Sadly, it looks like the tax and regulate bill will not move this legislative session.

One of the most common arguments I have heard for delaying a move to sensible marijuana regulation is that we need to wait to see how decriminalization gets implemented here in Rhode Island and to see how legalization works out in Washington and Colorado. I find that attitude shortsighted and slightly heartless.

The crises caused by the drug war are very real and very immediate. While decriminalization is a sensible step that eases the pain, it does little to alleviate the damage done by the black market. Under decriminalization, we continue to subsidize the largest organized crime operation on the planet, the Mexican drug cartels. We may not consider the slaughter south of the border to be a major concern, but I assure you, few things matter more to the people of Mexico. And if we ever hope to secure our borders, we cannot continue to subsidize the gangs that make our southern border such a lawless place.

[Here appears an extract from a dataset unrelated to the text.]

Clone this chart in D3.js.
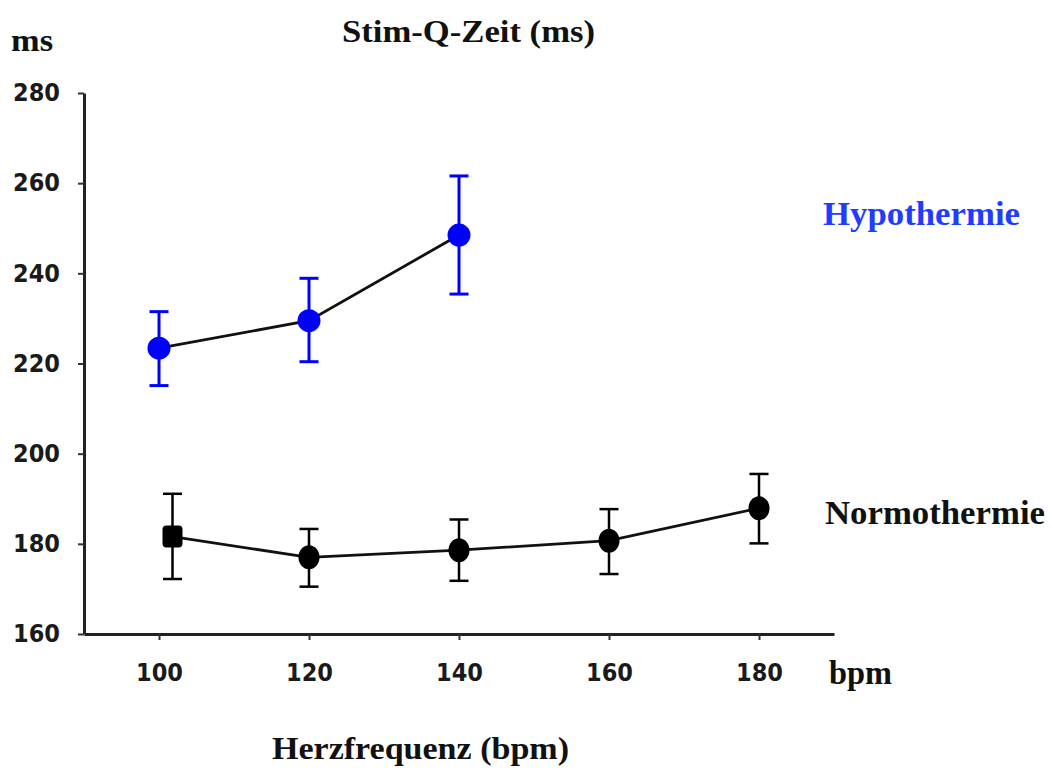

The effects are felt at home as well. Marijuana money fuels gang violence on our streets, too. It still absorbs severely limited police resources. And most importantly, marijuana continues to be used without any regulation whatsoever.

This means there are no controls on purity or additives. I have had many friends who have inadvertently and unwillingly ingested cocaine, tobacco, and other dangerous drugs because they were secretly mixed with marijuana.

This means there is no labeling of potency. Marijuana users have relatively little idea how large the dose they are ingesting is, making safe and responsible use much more difficult.

This means there is no restriction on youth access. Drug dealers do not card their clients.

Most of the many sensible regulations in this bill would be impossible without a legal framework to operate under.

A second reason not to delay moving to a regulated marijuana regime is economic.  Many of the jobs in the East Coast marijuana industry will be located in the first state that allows those jobs in.  If we are the first adopters, we will maintain an advantage in this industry for decades.  And I hardly need to tell you how desperately we need jobs.  It does not help to delay them.

Nor do I need to tell you how urgently the revenue in this bill is needed to address the fiscal problems plaguing our state.

We must act now to end the black market.  We must act now to create jobs.  We must act now to help mend our fiscal mess.  For once, Rhode Island should take the lead on something good.